## Collected data
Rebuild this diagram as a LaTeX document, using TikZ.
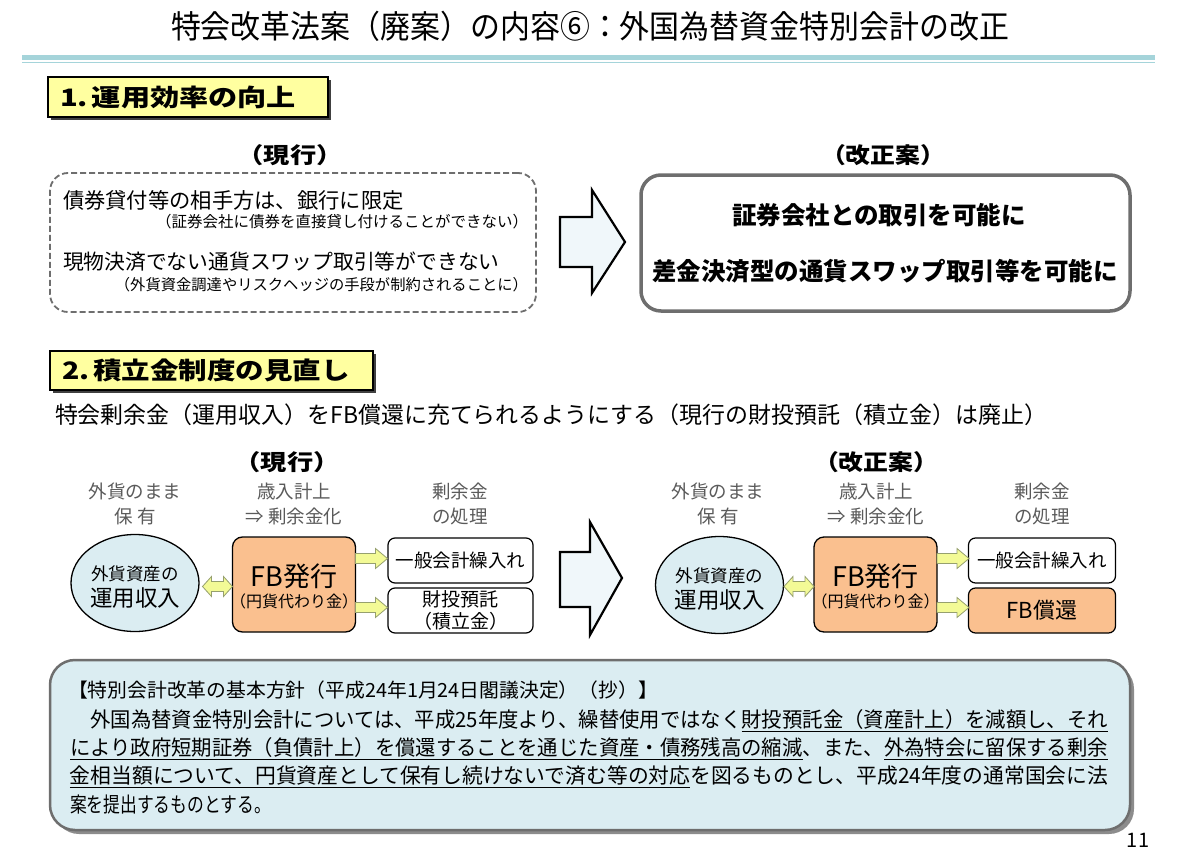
\documentclass[tikz,border=0pt]{standalone}
\usepackage{fontspec}
\usepackage{graphicx}
\setmainfont{Noto Sans CJK JP}
\usetikzlibrary{shapes.geometric,calc}
\newcommand{\fitw}[2]{\resizebox{#1}{\height}{#2}}
\newcommand{\fsz}[1]{\fontsize{#1}{#1}\selectfont}
\newcommand{\yarr}[1]{\draw[yarrow] (#1) +(0,-5) -- +(20,-5) -- +(20,-10) -- +(32,0) -- +(20,10) -- +(20,5) -- +(0,5) -- cycle;}
\newcommand{\ydarr}[1]{\draw[yarrow] (#1) +(0,0) -- +(9,-10) -- +(9,-5) -- +(21,-5) -- +(21,-10) -- +(30,0) -- +(21,10) -- +(21,5) -- +(9,5) -- +(9,10) -- cycle;}
\definecolor{teal1}{RGB}{165,212,218}
\definecolor{hdryel}{RGB}{255,255,160}
\definecolor{orng}{RGB}{250,192,143}
\definecolor{lblue}{RGB}{219,237,242}
\definecolor{arrfill}{RGB}{240,247,250}
\definecolor{yarrfill}{RGB}{243,250,150}
\definecolor{yarrdraw}{RGB}{150,160,110}
\definecolor{bordergray}{RGB}{110,110,110}
\definecolor{txtgray}{RGB}{90,90,90}
\begin{document}
\begin{tikzpicture}[x=1pt,y=-1pt,
  every node/.style={inner sep=0pt, outer sep=0pt},
  hdrbox/.style={draw=black, fill=hdryel, line width=1.2pt, anchor=north west},
  bigarrow/.style={draw=black, fill=arrfill, line width=2.2pt, line join=miter},
  yarrow/.style={draw=yarrdraw, fill=yarrfill, line width=0.8pt},
  ellbox/.style={ellipse, draw=black, fill=lblue, line width=1.3pt},
  fbbox/.style={draw=black, fill=orng, line width=1.3pt, rounded corners=10pt},
  destbox/.style={draw=black, fill=white, line width=1.2pt, rounded corners=7pt, minimum width=145pt, minimum height=45pt},
  colhdr/.style={align=center, text=txtgray, font=\fontsize{18.5}{25}\selectfont}
]
\useasboundingbox (0,0) rectangle (1200,851);
\fill[white] (0,0) rectangle (1200,851);

% title
\node (title) at (590,26) {\fitw{838pt}{\fsz{32}特会改革法案（廃案）の内容⑥：外国為替資金特別会計の改正}};
\fill[teal1] (22,55) rectangle (1155,60);
\draw[teal1, line width=1pt] (22,62.5) -- (1155,62.5);

% section 1 header
\fill[black!75] (51,80) rectangle (331,120);
\node[hdrbox, minimum width=280pt, minimum height=40pt, text width=256pt, align=left] (h1) at (48,77) {\fitw{236pt}{\fsz{24}\bfseries 1.\ 運用効率の向上}};

\node (cur1) at (290,155) {\fitw{105pt}{\fsz{22}\bfseries（現行）}};
\node (new1) at (883,155) {\fitw{124pt}{\fsz{22}\bfseries（改正案）}};

% current box (dashed)
\node[draw=bordergray, dash pattern=on 6pt off 3pt, line width=1.8pt, rounded corners=18pt,
      minimum width=486pt, minimum height=139pt, anchor=north west] (cbox) at (50,173) {};
\node[anchor=west] (c1) at (63,200) {\fsz{21.3}債券貸付等の相手方は、銀行に限定};
\node[anchor=east] (c1s) at (528,222) {\fsz{15.5}（証券会社に債券を直接貸し付けることができない）};
\node[anchor=west] (c2) at (63,262) {\fsz{20.8}現物決済でない通貨スワップ取引等ができない};
\node[anchor=east] (c2s) at (528,285) {\fsz{15.3}（外貨資金調達やリスクヘッジの手段が制約されることに）};

% big arrow 1
\draw[bigarrow] (560,217) -- (592,217) -- (592,190) -- (625,242) -- (592,293) -- (592,267) -- (560,267) -- cycle;

% new box
\node[draw=bordergray, line width=3.5pt, rounded corners=20pt,
      minimum width=489pt, minimum height=136pt, anchor=north west] (nbox) at (641,175) {};
\node (n1) at (879,215) {\fsz{24.5}\bfseries 証券会社との取引を可能に};
\node (n2) at (885,271) {\fsz{24.5}\bfseries 差金決済型の通貨スワップ取引等を可能に};

% section 2 header
\fill[black!75] (53,354) rectangle (376,393);
\node[hdrbox, minimum width=323pt, minimum height=39pt, text width=299pt, align=left] (h2) at (50,351) {\fitw{288pt}{\fsz{24}\bfseries 2.\ 積立金制度の見直し}};

\node[anchor=west] (s2) at (55,415) {\fitw{992pt}{\fsz{23}特会剰余金（運用収入）をFB償還に充てられるようにする（現行の財投預託（積立金）は廃止）}};

\node (cur2) at (287,462) {\fitw{105pt}{\fsz{22}\bfseries（現行）}};
\node (new2) at (876,462) {\fitw{124pt}{\fsz{22}\bfseries（改正案）}};

% column headers left
\node[colhdr] (ch1) at (135,504) {外貨のまま\\保\ 有};
\node[colhdr] (ch2) at (294,504) {歳入計上\\⇒ 剰余金化};
\node[colhdr] (ch3) at (460,504) {剰余金\\の処理};
% column headers right
\node[colhdr] (ch4) at (718,504) {外貨のまま\\保\ 有};
\node[colhdr] (ch5) at (876,504) {歳入計上\\⇒ 剰余金化};
\node[colhdr] (ch6) at (1042,504) {剰余金\\の処理};

% left flow
\node[ellbox, minimum width=128pt, minimum height=97pt] (e1) at (135,583) {};
\node (e1a) at ($(e1)+(0,-9)$) {\fsz{17.5}外貨資産の};
\node (e1b) at ($(e1)+(0,15)$) {\fsz{22.5}運用収入};
\node[fbbox, minimum width=123pt, minimum height=95pt] (fb1) at (294,584.5) {};
\node (fb1a) at ($(fb1)+(0,-8)$) {\fsz{27}FB発行};
\node (fb1b) at ($(fb1)+(0,17)$) {\fsz{16}（円貨代わり金）};
\node[destbox] (g1) at (460.5,560.5) {\fsz{18.5}一般会計繰入れ};
\node[destbox] (g2) at (460.5,610.5) {};
\node (g2a) at ($(g2)+(0,-11)$) {\fsz{19}財投預託};
\node (g2b) at ($(g2)+(0,11)$) {\fsz{19}（積立金）};

\coordinate (d1) at ($(fb1.west)+(-30,2)$);
\ydarr{d1}
\coordinate (a1) at ($(fb1.east |- g1.west)+(0,-2)$);
\coordinate (a2) at ($(fb1.east |- g2.west)+(0,-3)$);
\yarr{a1}
\yarr{a2}

% big arrow 2
\draw[bigarrow] (560,552) -- (590,552) -- (590,522) -- (622,578) -- (590,635) -- (590,607) -- (560,607) -- cycle;

% right flow
\node[ellbox, minimum width=128pt, minimum height=97pt] (e2) at (719.5,585) {};
\node (e2a) at ($(e2)+(0,-9)$) {\fsz{17.5}外貨資産の};
\node (e2b) at ($(e2)+(0,15)$) {\fsz{22.5}運用収入};
\node[fbbox, minimum width=123pt, minimum height=95pt] (fb2) at (875.5,584.5) {};
\node (fb2a) at ($(fb2)+(0,-8)$) {\fsz{27}FB発行};
\node (fb2b) at ($(fb2)+(0,17)$) {\fsz{16}（円貨代わり金）};
\node[destbox, minimum width=147pt] (g3) at (1042,560.5) {\fsz{18.5}一般会計繰入れ};
\node[destbox, minimum width=147pt, fill=orng] (g4) at (1042,610.5) {\fsz{22}FB償還};

\coordinate (d2) at ($(fb2.west)+(-30,2)$);
\ydarr{d2}
\coordinate (a3) at ($(fb2.east |- g3.west)+(0,-2)$);
\coordinate (a4) at ($(fb2.east |- g4.west)+(0,-3)$);
\yarr{a3}
\yarr{a4}

% bottom box
\fill[black!45, rounded corners=25pt] (54,664) rectangle (1134,834);
\node[draw=bordergray, fill=lblue, line width=2.5pt, rounded corners=25pt,
      minimum width=1080pt, minimum height=170pt, anchor=north west] (bbox) at (50,660) {};
\node[anchor=west] (bh) at (68,690) {\fitw{590pt}{\fsz{19.5}【特別会計改革の基本方針（平成24年1月24日閣議決定）（抄）】}};
\node[anchor=west] (p1) at (70,721) {\fitw{1038pt}{\fsz{21}　外国為替資金特別会計については、平成25年度より、繰替使用ではなく\underline{財投預託金（資産計上）を減額し、それ}}};
\node[anchor=west] (p2) at (70,749) {\fitw{1038pt}{\fsz{21}\underline{により政府短期証券（負債計上）を償還することを通じた資産・債務残高の縮減}、また、\underline{外為特会に留保する剰余}}};
\node[anchor=west] (p3) at (70,777) {\fitw{1038pt}{\fsz{21}\underline{金相当額について、円貨資産として保有し続けないで済む等の対応}を図るものとし、平成24年度の通常国会に法}};
\node[anchor=west] (p4) at (70,805) {\scalebox{0.8}[1]{\fsz{21}案を提出するものとする。}};

\node (pg) at (1138,840) {\fsz{20}11};
\end{tikzpicture}
\end{document}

## Problem description
From the opening line of the listing above through the line bearing "(22,62.5) -- (1155,62.5);", repeat each line exactly. Drop every picture.

## Task answer
Rebuild this diagram as a LaTeX document, using TikZ.
\documentclass[tikz,border=0pt]{standalone}
\usepackage{fontspec}
\usepackage{graphicx}
\setmainfont{Noto Sans CJK JP}
\usetikzlibrary{shapes.geometric,calc}
\newcommand{\fitw}[2]{\resizebox{#1}{\height}{#2}}
\newcommand{\fsz}[1]{\fontsize{#1}{#1}\selectfont}
\newcommand{\yarr}[1]{\draw[yarrow] (#1) +(0,-5) -- +(20,-5) -- +(20,-10) -- +(32,0) -- +(20,10) -- +(20,5) -- +(0,5) -- cycle;}
\newcommand{\ydarr}[1]{\draw[yarrow] (#1) +(0,0) -- +(9,-10) -- +(9,-5) -- +(21,-5) -- +(21,-10) -- +(30,0) -- +(21,10) -- +(21,5) -- +(9,5) -- +(9,10) -- cycle;}
\definecolor{teal1}{RGB}{165,212,218}
\definecolor{hdryel}{RGB}{255,255,160}
\definecolor{orng}{RGB}{250,192,143}
\definecolor{lblue}{RGB}{219,237,242}
\definecolor{arrfill}{RGB}{240,247,250}
\definecolor{yarrfill}{RGB}{243,250,150}
\definecolor{yarrdraw}{RGB}{150,160,110}
\definecolor{bordergray}{RGB}{110,110,110}
\definecolor{txtgray}{RGB}{90,90,90}
\begin{document}
\begin{tikzpicture}[x=1pt,y=-1pt,
  every node/.style={inner sep=0pt, outer sep=0pt},
  hdrbox/.style={draw=black, fill=hdryel, line width=1.2pt, anchor=north west},
  bigarrow/.style={draw=black, fill=arrfill, line width=2.2pt, line join=miter},
  yarrow/.style={draw=yarrdraw, fill=yarrfill, line width=0.8pt},
  ellbox/.style={ellipse, draw=black, fill=lblue, line width=1.3pt},
  fbbox/.style={draw=black, fill=orng, line width=1.3pt, rounded corners=10pt},
  destbox/.style={draw=black, fill=white, line width=1.2pt, rounded corners=7pt, minimum width=145pt, minimum height=45pt},
  colhdr/.style={align=center, text=txtgray, font=\fontsize{18.5}{25}\selectfont}
]
\useasboundingbox (0,0) rectangle (1200,851);
\fill[white] (0,0) rectangle (1200,851);

% title
\node (title) at (590,26) {\fitw{838pt}{\fsz{32}特会改革法案（廃案）の内容⑥：外国為替資金特別会計の改正}};
\fill[teal1] (22,55) rectangle (1155,60);
\draw[teal1, line width=1pt] (22,62.5) -- (1155,62.5);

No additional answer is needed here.